In summary, Claude 4 Sonnet is a smart, reliable, and relatively lightweight companion—great for generalist use and precise reasoning—while Gemini 2.5 Pro pushes the envelope on context capacity, reasoning depth, and technical tasks, though occasionally at the cost of verbosity or over‑extension. Choosing between them depends on whether you prioritize nimble, instruction‑following consistency (Claude) or heavyweight reasoning and tool‑capable prowess (Gemini).

Shrijal Acharya • Jun 12

Thanks!

Aayush Pokharel • Jun 11

Nice one, sathi! ❤️

Shrijal Acharya • Jun 11

Thanks!

Aavash Parajuli • Jun 11

Good comparison.
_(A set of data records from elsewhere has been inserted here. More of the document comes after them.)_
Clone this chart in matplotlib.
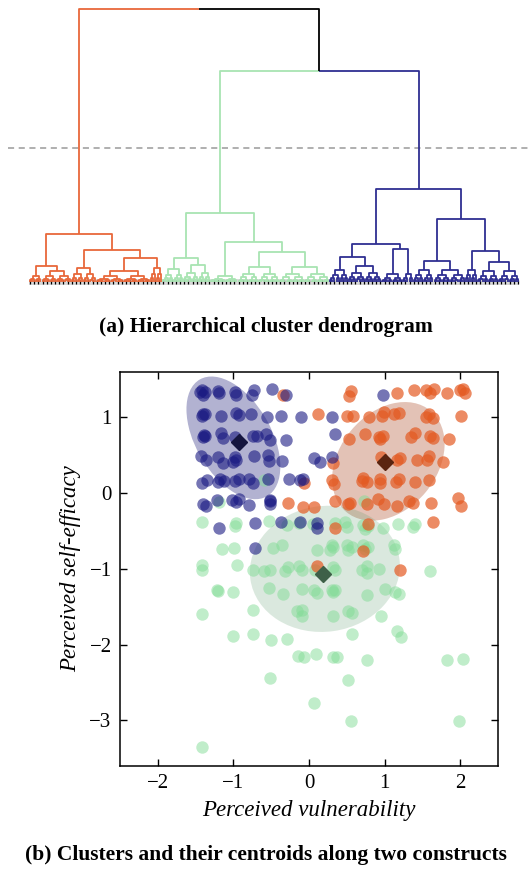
import numpy as np
import matplotlib
matplotlib.use('Agg')
import matplotlib.pyplot as plt
from matplotlib.patches import Ellipse

plt.rcParams['font.family'] = ['Liberation Serif', 'DejaVu Serif']

# ---------------- Dendrogram data (heights in linkage distance units) ----------------
# leaf groups: (n_leaves, merge_height); internal nodes: [height, left, right]
orange_tree = [48, [16, (6, 6), (14, 11)], [32, (12, 14), [24, (26, 11), (6, 14)]]]
green_tree = [69, [24, (10, 13), (13, 17)], [40, (13, 6), [30, (20, 15), (24, 15)]]]
blue_tree = [93, [38, [25, (9, 12), (16, 16)], [33, (10, 8), (5, 8)]],
             [63, [21, (10, 12), (15, 12)], [31, (6, 12), (20, 20)]]]
top_tree = [273, 'orange', [211, 'green', 'blue']]
cut_height = 134

trees = {'orange': orange_tree, 'green': green_tree, 'blue': blue_tree}
dendro_colors = {'orange': '#E8683A', 'green': '#A8E4B2', 'blue': '#2F2F92'}

# ---------------- Scatter data ----------------
blue_x = [-1.42, -1.38, -1.40, -1.44, -1.20, -1.19, -0.98, -0.97, -0.73, -0.76, -0.49, -0.30, 0.98,
          -1.40, -1.42, -1.38, -1.17, -0.96, -0.92, -0.77, -0.56, -0.375, -0.106, 0.31,
          -1.39, -1.40, -1.37, -1.17, -1.14, -0.98, -0.74, -0.69, -0.57, -0.52, -0.305, 0.35,
          -1.43, -1.36, -1.20, -1.14, -0.98, -0.96, -1.01, -0.73, -0.54, -0.53, -0.36, 0.066, 0.146, 0.309,
          -1.42, -1.35, -1.20, -1.18, -1.12, -0.98, -0.93, -0.80, -0.74, -0.54, -0.27, -0.12, -0.08,
          -1.40, -1.36, -1.22, -1.02, -0.92, -0.96, -0.79, -0.51, -0.51, -0.52,
          -1.19, -0.71, -0.37, -0.12, 0.11, 0.11, -0.715]
blue_y = [1.36, 1.33, 1.30, 1.33, 1.35, 1.32, 1.33, 1.30, 1.36, 1.30, 1.37, 1.30, 1.30,
          1.04, 1.02, 1.05, 1.02, 1.06, 1.03, 1.04, 1.01, 1.02, 1.00, 1.00,
          0.77, 0.74, 0.76, 0.79, 0.73, 0.74, 0.76, 0.76, 0.78, 0.70, 0.70, 0.78,
          0.49, 0.44, 0.48, 0.40, 0.48, 0.44, 0.41, 0.49, 0.50, 0.42, 0.42, 0.467, 0.414, 0.48,
          0.13, 0.18, 0.15, 0.19, 0.16, 0.16, 0.19, 0.19, 0.13, 0.19, 0.19, 0.17, 0.19,
          -0.14, -0.17, -0.09, -0.09, -0.08, -0.12, -0.16, -0.09, -0.14, -0.11,
          -0.46, -0.40, -0.38, -0.38, -0.39, -0.455, -0.723]

orange_x = [-0.34, 0.551, 0.534, 1.168, 1.389, 1.548, 1.60, 1.654, 1.821, 1.997, 2.04, 2.07,
            0.123, 0.498, 0.578, 0.798, 0.961, 0.992, 1.124, 1.186, 1.548, 1.592, 1.645, 2.006,
            0.529, 0.741, 0.93, 0.983, 0.94, 1.349, 1.402, 1.60, 1.636, 1.857,
            0.322, 0.948, 1.16, 1.204, 1.424, 1.565, 1.592, 1.777,
            -0.07, 0.309, 0.335, 0.70, 0.719, 0.763, 0.939, 0.939, 1.151, 1.19, 1.402, 1.587,
            -0.283, -0.084, 0.071, 0.344, 0.52, 0.542, 0.763, 0.917, 0.992, 1.16, 1.327, 1.38,
            1.61, 1.975, 2.006,
            1.636, 0.344, 0.785, 0.719, 0.11, 1.204]
orange_y = [1.30, 1.35, 1.28, 1.32, 1.36, 1.36, 1.32, 1.375, 1.32, 1.36, 1.38, 1.32,
            1.05, 1.022, 1.022, 1.01, 1.018, 1.075, 1.04, 1.06, 1.009, 1.04, 0.987, 1.022,
            0.714, 0.776, 0.745, 0.758, 0.72, 0.745, 0.789, 0.758, 0.723, 0.714,
            0.40, 0.48, 0.436, 0.458, 0.436, 0.436, 0.493, 0.414,
            0.14, 0.17, 0.127, 0.16, 0.202, 0.149, 0.14, 0.193, 0.149, 0.193, 0.149, 0.167,
            -0.13, -0.18, -0.18, -0.106, -0.137, -0.128, -0.137, -0.084, -0.137, -0.168, -0.106, -0.128,
            -0.124, -0.07, -0.168,
            -0.38, -0.455, -0.41, -0.763, -0.966, -1.01]

green_x = [-1.19, -0.60, 0.728,
           -1.41, -0.96, -0.98, -0.525, -0.296, -0.128, 0.048, 0.344, 0.476, 0.498, 0.719, 0.785,
           0.741, 0.975, 1.182, 1.38, 1.402,
           -1.156, -0.988, -0.481, -0.358, 0.11, 0.30, 0.278, 0.322, 0.498, 0.52, 0.565, 0.719,
           0.741, 0.785, 1.124, 1.138,
           -1.42, -1.42, -0.948, -0.746, -0.596, -0.516, -0.318, -0.274, -0.128, -0.097, 0.079,
           0.322, 0.344, 0.697, 0.763, 0.763, 0.926, 1.601,
           -1.213, -1.20, -1.001, -0.525, -0.34, -0.097, 0.07, 0.10, 0.30, 0.322, 0.344, 0.763,
           1.005, 1.138, 1.19,
           -1.41, -0.737, -0.164, -0.097, -0.09, 0.322, 0.52, 0.565, 0.952,
           -1.001, -0.737, -0.507, -0.296, 0.573, 1.16, 1.217,
           -0.142, -0.067, 0.092, 0.322, 0.366, 0.772, 1.821, 2.041,
           -0.516, 0.52, 0.066, 0.551, 1.984, -1.41]
green_y = [-0.115, 0.18, -0.106,
           -0.38, -0.40, -0.43, -0.37, -0.424, -0.40, -0.41, -0.393, -0.38, -0.446, -0.424, -0.437,
           -0.468, -0.455, -0.402, -0.446, -0.41,
           -0.732, -0.723, -0.723, -0.68, -0.754, -0.688, -0.754, -0.71, -0.688, -0.754, -0.71, -0.688,
           -0.732, -0.71, -0.688, -0.732,
           -0.953, -1.019, -0.953, -1.019, -1.028, -1.019, -1.028, -0.975, -0.966, -1.019, -1.019,
           -0.975, -1.019, -1.01, -0.966, -1.054, -0.997, -1.032,
           -1.275, -1.29, -1.306, -1.248, -1.336, -1.261, -1.275, -1.32, -1.283, -1.306, -1.275, -1.35,
           -1.261, -1.306, -1.328,
           -1.592, -1.539, -1.557, -1.548, -1.62, -1.627, -1.561, -1.583, -1.627,
           -1.892, -1.866, -1.936, -1.923, -1.857, -1.826, -1.90,
           -2.152, -2.165, -2.121, -2.165, -2.165, -2.2, -2.2, -2.187,
           -2.443, -2.474, -2.77, -3.016, -3.016, -3.356]

# cluster centroids and covariance ellipses (center, width, height, angle)
centroids = {'blue': (-0.92, 0.68), 'orange': (1.01, 0.405), 'green': (0.19, -1.07)}
ellipses = {'blue': ((-1.0, 0.73), 1.78, 1.0, -60),
            'orange': ((1.05, 0.42), 1.74, 1.28, 50),
            'green': ((0.21, -1.0), 1.99, 1.66, 8)}

point_colors = {'blue': '#191982', 'orange': '#E45A22', 'green': '#82DC96'}
point_alpha = {'blue': 0.6, 'orange': 0.7, 'green': 0.5}
ellipse_colors = {'blue': ('#2A2A80', 0.36), 'orange': ('#A8441C', 0.32), 'green': ('#5A9A6A', 0.22)}
centroid_colors = {'blue': '#15153F', 'orange': '#5A2410', 'green': '#3E6048'}

xticks = [-2, -1, 0, 1, 2]
yticks = [-3, -2, -1, 0, 1]

W, H = 531, 872
fig = plt.figure(figsize=(W / 100, H / 100), dpi=100)


# ---------------- Dendrogram ----------------
def expand(n, h):
    if n == 1:
        return None
    a = (n + 1) // 2
    b = n - a
    hc = h * 0.55
    return [h, expand(a, hc) if a > 1 else None, expand(b, hc) if b > 1 else None]


segments = []
counter = [0]


def layout(node, col):
    if node is None:
        x = counter[0]
        counter[0] += 1
        return x, 0.0, col
    if isinstance(node, str):
        return layout(trees[node], dendro_colors[node])
    if isinstance(node, tuple):
        return layout(expand(*node), col)
    h, L, R = node
    xl, hl, cl = layout(L, col)
    xr, hr, cr = layout(R, col)
    xm = (xl + xr) / 2
    segments.append(([xl, xl, xm], [hl, h, h], cl))
    segments.append(([xm, xr, xr], [h, h, hr], cr))
    return xm, h, (col if col else 'black')


layout(top_tree, None)
N = counter[0]

spacing = 488 / (N - 1)
axd = fig.add_axes([0, 1 - 300 / H, 1, 300 / H])
axd.set_xlim(-30 / spacing, (W - 30) / spacing)
axd.set_ylim(-18, 282)
axd.axis('off')
for xs, ys, c in segments:
    axd.plot(xs, ys, color=c, lw=1.3, solid_capstyle='butt', zorder=3)
leaf_x = np.arange(N)
axd.fill_between([-0.5, N - 0.5], -3, 3, color='#D9D9D9', lw=0, zorder=1)
axd.plot(leaf_x[::2], np.full(len(leaf_x[::2]), 0.0), ls='none', marker='|', ms=3.0, mew=0.9,
         color='black', zorder=2)
axd.axhline(cut_height, xmin=8 / W, xmax=1, color='#9A9A9A', lw=1.1, dashes=(4, 3), zorder=0)

fig.text(0.5, 1 - 327 / H, '(a) Hierarchical cluster dendrogram', ha='center', va='center',
         fontsize=15.5, fontweight='bold')

# ---------------- Scatter ----------------
ax = fig.add_axes([120 / W, 1 - 765.7 / H, 378 / W, 393.7 / H])
for name in ['blue', 'orange', 'green']:
    (cx, cy), w, h, ang = ellipses[name]
    col, al = ellipse_colors[name]
    ax.add_patch(Ellipse((cx, cy), w, h, angle=ang, facecolor=col, alpha=al, lw=0, zorder=1))

data = {'green': (green_x, green_y), 'orange': (orange_x, orange_y), 'blue': (blue_x, blue_y)}
for name in ['green', 'orange', 'blue']:
    xs, ys = data[name]
    ax.scatter(xs, ys, s=80, color=point_colors[name], alpha=point_alpha[name], lw=0, zorder=2)
for name in ['blue', 'orange', 'green']:
    cx, cy = centroids[name]
    ax.plot([cx], [cy], marker='D', ms=8, color=centroid_colors[name], ls='none', zorder=4)

ax.set_xlim(-2.5, 2.5)
ax.set_ylim(-3.6, 1.6)
ax.set_xticks(xticks)
ax.set_yticks(yticks)
ax.set_xticklabels(['\u2212%d' % -t if t < 0 else '%d' % t for t in xticks])
ax.set_yticklabels(['\u2212%d' % -t if t < 0 else '%d' % t for t in yticks])
ax.tick_params(direction='in', length=5, width=1.0, top=True, right=True, labelsize=15, pad=6)
for sp in ax.spines.values():
    sp.set_linewidth(1.1)
ax.set_xlabel('Perceived vulnerability', fontsize=16.5, style='italic', labelpad=5)
ax.set_ylabel('Perceived self-efficacy', fontsize=16.5, style='italic', labelpad=6)

fig.text(0.5, 1 - 855 / H, '(b) Clusters and their centroids along two constructs', ha='center',
         va='center', fontsize=15.5, fontweight='bold')

fig.savefig('out.png', dpi=100)
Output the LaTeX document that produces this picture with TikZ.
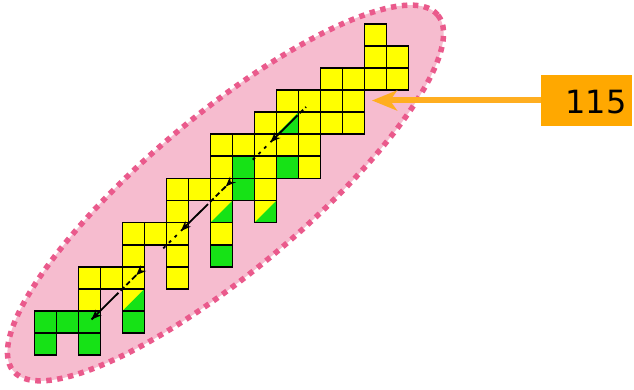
\documentclass[tikz,border=0pt]{standalone}
\usepackage{fontspec}
\newfontfamily\numfont{DejaVu Sans}
\usetikzlibrary{arrows.meta,decorations.markings}
\definecolor{cellyellow}{RGB}{255,255,0}
\definecolor{cellgreen}{RGB}{22,226,22}
\definecolor{ellfill}{RGB}{246,188,207}
\definecolor{elldot}{RGB}{234,90,140}
\definecolor{boxorange}{RGB}{255,168,0}
\definecolor{arroworange}{RGB}{255,174,32}
\begin{document}
\begin{tikzpicture}[x=1pt,y=1pt,
  cellline/.style={draw=black,line width=1.8pt},
  halfcell/.style={fill=cellgreen},
  zone/.style={fill=ellfill,draw=elldot,line width=5.5pt,dash pattern=on 5.5pt off 5.5pt},
  pathline/.style={line width=1.8pt,dash pattern=on 38pt off 3pt on 5pt off 3pt on 5pt off 3pt on 6pt,
    postaction={decorate},
    decoration={markings,mark=between positions 0pt and 260pt step 63pt with {\arrowreversed{Stealth[length=10pt,width=8pt]}}}},
  numboxstyle/.style={fill=boxorange,minimum width=91pt,minimum height=51pt,inner sep=0pt},
  pointer/.style={draw=arroworange,line width=6pt,-{Stealth[length=25pt,width=20pt,inset=7pt]}}]
\useasboundingbox (0,0) rectangle (634,390);
\fill[white] (0,0) rectangle (634,390);
% ellipse
\path[zone,rotate around={40:(225.5,197)}] (225.5,197) ellipse [x radius=277pt, y radius=78pt];
% cells
\begin{scope}[shift={(34.5,35)},x=22pt,y=22.07pt]
  \foreach \c/\r in {2/2,2/3,3/3,4/2,4/3,4/4,4/5,5/5,6/3,6/4,6/5,6/6,6/7,7/7,8/5,8/6,8/7,8/8,8/9,9/9,10/6,10/7,10/8,10/9,10/10,11/9,11/10,11/11,12/8,12/9,12/10,12/11,13/10,13/11,13/12,14/10,14/11,14/12,15/12,15/13,15/14,16/12,16/13}
    \fill[cellyellow] (\c,\r) rectangle ++(1,1);
  \foreach \c/\r in {0/0,0/1,1/1,2/0,2/1,4/1,8/4,9/7,9/8,11/8}
    \fill[cellgreen] (\c,\r) rectangle ++(1,1);
  \foreach \c/\r in {4/2,8/6,10/6,11/10}
    \fill[halfcell] (\c,\r) -- ++(1,0) -- ++(0,1) -- cycle;
  \foreach \c/\r in {0/0,0/1,1/1,2/0,2/1,4/1,8/4,9/7,9/8,11/8,2/2,2/3,3/3,4/2,4/3,4/4,4/5,5/5,6/3,6/4,6/5,6/6,6/7,7/7,8/5,8/6,8/7,8/8,8/9,9/9,10/6,10/7,10/8,10/9,10/10,11/9,11/10,11/11,12/8,12/9,12/10,12/11,13/10,13/11,13/12,14/10,14/11,14/12,15/12,15/13,15/14,16/12,16/13}
    \draw[cellline] (\c,\r) rectangle ++(1,1);
\end{scope}
% black path
\coordinate (lineS) at (91.5,70.5);
\coordinate (lineE) at (306,283);
\draw[pathline] (lineS) -- (lineE);
% label and pointer
\node[numboxstyle] (numbox) at (586.5,289.5) {};
\node[font=\numfont\fontsize{32}{36}\selectfont,inner sep=0pt] (numtext) at (596,287.5) {115};
\coordinate (tipA) at (372,289.5);
\draw[pointer] (numbox.west) -- (tipA);
\end{tikzpicture}
\end{document}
Always a nice read for model comparisons from you. Shrijal 💯

Shrijal Acharya • Jun 11

Thanks! 🙌

Sebastian • Jun 16

Let's be clear about what this article actually is. This isn't a "Claude Sonnet 4 vs. Gemini 2.5 Pro" comparison. It's a poorly structured and biased comparison of two completely different development tools: Anthropic's local command-line tool, "Claude Code", and Google's web-based agent, "Jules".
Because the author tests the wrapper tools instead of the models themselves in a controlled environment, the entire premise is flawed and the conclusions about which model is better are meaningless.
The comparison's credibility collapses further from there:

Broken Protocol: When the Jules agent (running Gemini) failed during the "Focus Mode" feature test, the author didn't log it as a failure. Instead, he broke his own methodology, switched to a completely different tool (Google AI Studio), and fed it context manually. This is a critical failure in testing; you cannot change the rules for one contestant mid-test.
Blatant Conflict of Interest: The final test involves building an AI agent using Composio. The author is explicitly writing "for Composio", meaning he's using this article to test and showcase his own company's product. This isn't a neutral benchmark; it's a conflict of interest masquerading as analysis.
Arbitrary Evaluation: The criteria for winning are subjective and inconsistent. A working feature from Gemini (after its tool failed) is declared a "win", while Claude's "great" code with a logic bug is treated as a lesser success. The goalposts are moved to fit whatever narrative is being pushed in that section. Criticism without a solution is just bashing, so here is a blueprint for a comparison that would actually be useful:
Establish Neutral Ground: Test the models, not their proprietary tools. Use a single, neutral IDE like VS Code with a third-party extension that can connect to both the Claude and Gemini APIs. This makes the environment and workflow identical.
Standardize Identical Tasks: The prompts and tasks must be 100% identical for both models. No asking one to perform a tool-specific function like init while the other performs a general task like writing a README.md.
Define Success Before Testing: Create a rigid, public scorecard before running any tests. This should include weighted metrics for functional correctness, adherence to all prompt constraints, and code quality. This prevents subjective, after-the-fact judging.
Ensure Transparency: If you are testing an integration with your own product, label it clearly as a "Case Study," not a neutral head-to-head comparison. An actual comparison requires rigor. This article offers none. It's a flawed, biased anecdote, not a credible analysis.